17.1     The definitions we use in these terms are as follows:
“Additional Fees” means our fees and expenses for providing you with any Additional Services.

  • “Additional Services” means any services which we agree to provide you from time to time which are not completing Set-Up or the Available Services.
  • “Agreement” means the legally binding agreement between you and us for services which comes into existence in line with these terms and incorporates these terms and the Order.
  • “Available Services” means services, products, tools and/or solutions which we will provide you with or make available which are set out in the Order together with any help and support services within the scope set out in these terms.
  • “Confidential Information” means any technical or commercial know-how, specifications, processes or initiatives which either of us receive from the other, or information either of us receive about the other’s business, affairs, customers, clients, suppliers, strategy, test result, plans or market opportunities which are of a confidential nature and any other confidential information received.
  • “Customer Data” means any data (including personal data) about your customers, users of the Customer Websites or people on the Customer Databases.
  • “Customer Databases” means your customer database(s) in relation to which we provide you with the Services.
  • “Customer Websites” means your website(s) in relation to which we provide you with the Services.
  • “Data Protection Laws” means the Data Protection Act 2018, GDPR, the Privacy and Electronic Communications (EC Directive) Regulations 2003 and all laws and regulations relating to processing of personal data and privacy, including the guidance and codes of practice issued by the Information Commissioner from time to time or accepted best practice.
  • “Effective Date” means the date on which the Order is accepted by us in line with these terms.
  • “Employment Liabilities” means all costs, losses, proceedings (including any applicable Court or Tribunal fees), actions, claims, demands, liabilities, damages and obligations which we incur or are liable for (including our legal costs and expenses) arising out of or in connection with a person's employment and/or its termination and/or any claim for a failure to consult in relation to a transfer that could be brought by such person or any employee representative on behalf of such person (in each case whether on before or after such person's transfer).
  • “Fees” means any Set-Up Fees, Licence Fees and Additional Fees.
  • “Good Industry Practice” means the level of skill and diligence that you would reasonably expect of a service provider in our industry performing similar services, in a similar context and for a similar fee.
  • “Insolvency Event” means: (i) convening a meeting of creditors or a proposal is made for any composition, scheme or arrangement with creditors; (ii) being unable to pay debts within the meaning of section 123 of the Insolvency Act 1986; (iii) a trustee, receiver or administrative receiver or similar officer being appointed in respect of all or any part of a business or a business’s assets; (iv) a petition is presented or a meeting is convened to consider a resolution (or other steps are taken) for winding-up, other than for a solvent amalgamation or reconstruction; or (v) an application is made to court, or an order is made, for the appointment of an administrator, or if a notice of intention to appoint an administrator is given or if an administrator is appointed.

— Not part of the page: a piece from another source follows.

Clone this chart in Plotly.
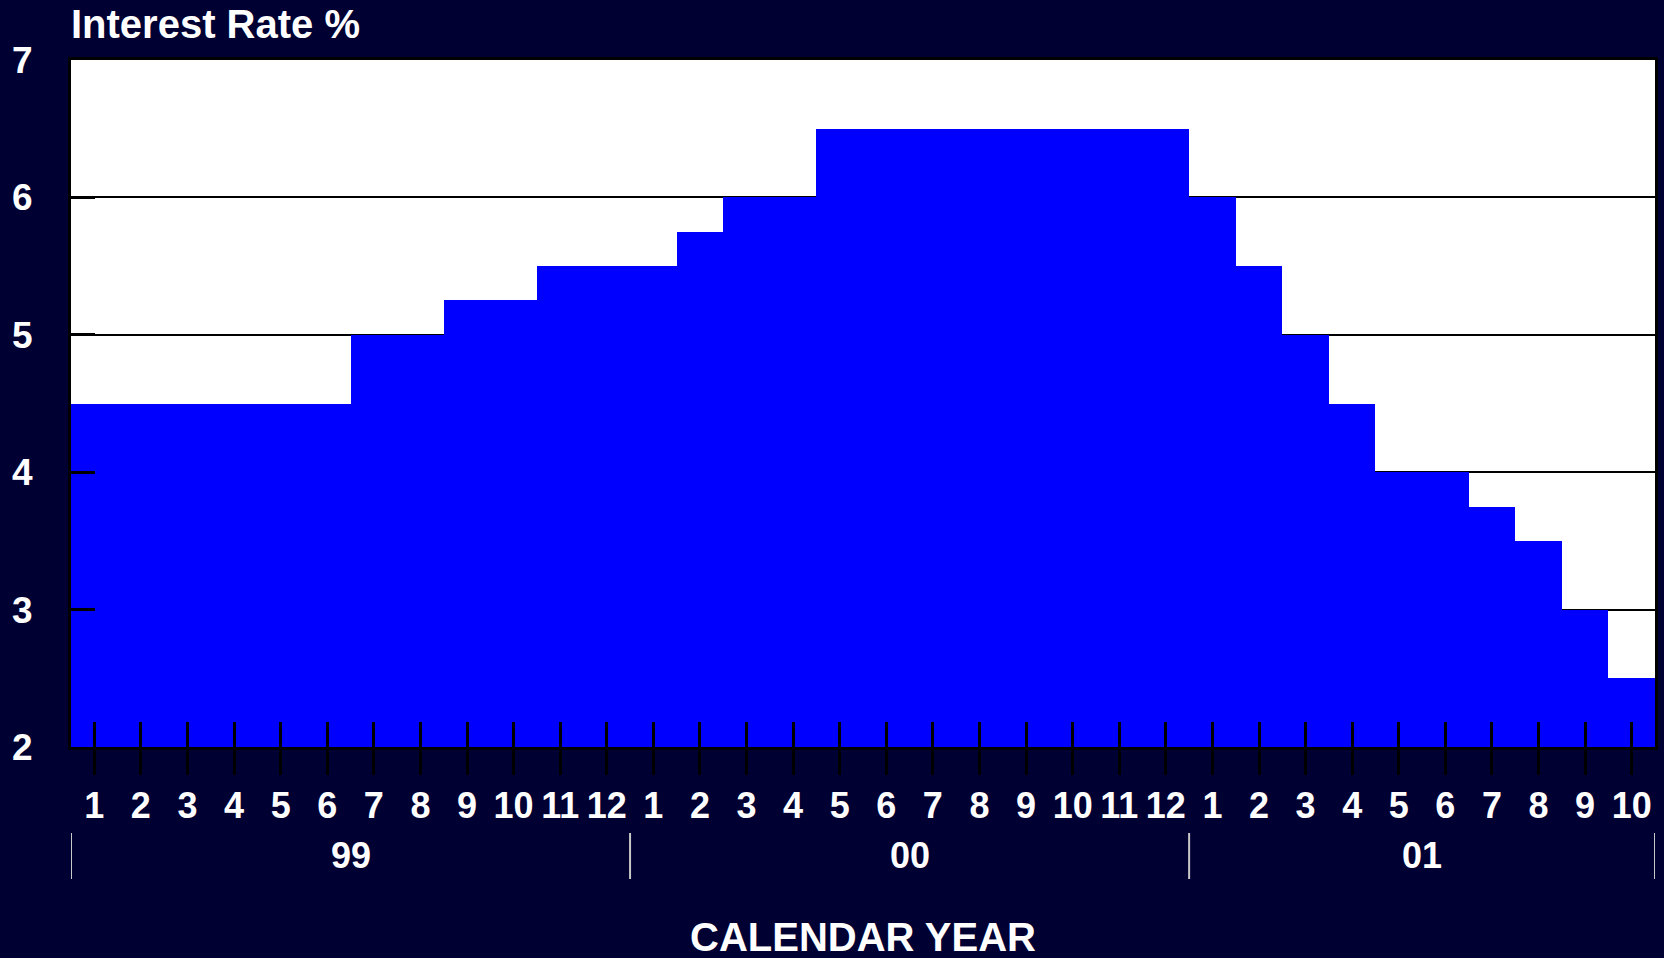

  • “IPR” means patents, rights to inventions, copyright and related rights, trade marks, business names and domain names, rights in get-up, goodwill and the right to sue for passing off, rights in designs, database rights, rights to use, and protect the confidentiality of, confidential information (including know-how), and all other intellectual property rights, in each case whether registered or unregistered and including all applications and rights to apply for and be granted, renewals or extensions of, and rights to claim priority from, such rights and all similar or equivalent rights or forms of protection which subsist or will subsist now or in the future in any part of the world.
  • “Licence Fees” means any recurring fees set out in the Order for the provision of the Available Services.
  • “Live Date” means the date on which we have completed Set-Up and notify you that this has been completed.
  • “Loss” means any loss, damage or claim arising under or in connection with our Agreement, whether in contract, tort (including negligence), breach of legal duty or otherwise.
  • “Materials” means any documents, guides, videos, reports or other materials belonging to us or which we provide or make available to you in providing you with the Services, including User Guides.
  • “Order” means your order for Services which is set out in your order form which contains details of the Services which you have requested from us.
  • “Services” means completing Set-Up, the Available Services and any Additional Services.
  • “Set-Up” means the configuration of the Available Services which we need to do in order to make them available to you.
  • “Set-Up Fees” means any fees set out in the Order for Set-Up.
  • “Third Party Technology” means any software, tools, code, hardware or other technology which is not our own proprietary technology.
  • “Transfer Regulations” means the Transfer of Undertakings (Protection of Employment) Regulations 2006 or equivalent in any other jurisdiction.
  • “User Guides” means any user guides, e-learning materials, documentation, instructions or acceptable use policies which we provide you with from time to time in relation to your set-up or use of the Services.

17.2     In these terms: (i) the headings are included for convenience only; (ii) the expressions "including", "include", "in particular", "for example" and any similar expressions shall not limit the preceding words; (iii) words in the singular shall include the plural and vice versa, references to any gender shall include all genders and references to legal persons shall include natural persons and vice versa; (iv) references to any law or regulation will, unless the context otherwise requires, be construed as including references to any amended and/or replacement statute or statutory provision; (v) references to "writing" and "written" shall include electronic communication by email, other than where we are agreeing changes to our Agreement; (vi) reference to “business days” shall mean any day, other than a Saturday, Sunday or public holiday in England; and (vii) if there is any conflict between these terms and any documents referred to in these terms (for example, our Service Level Agreement), these terms will prevail.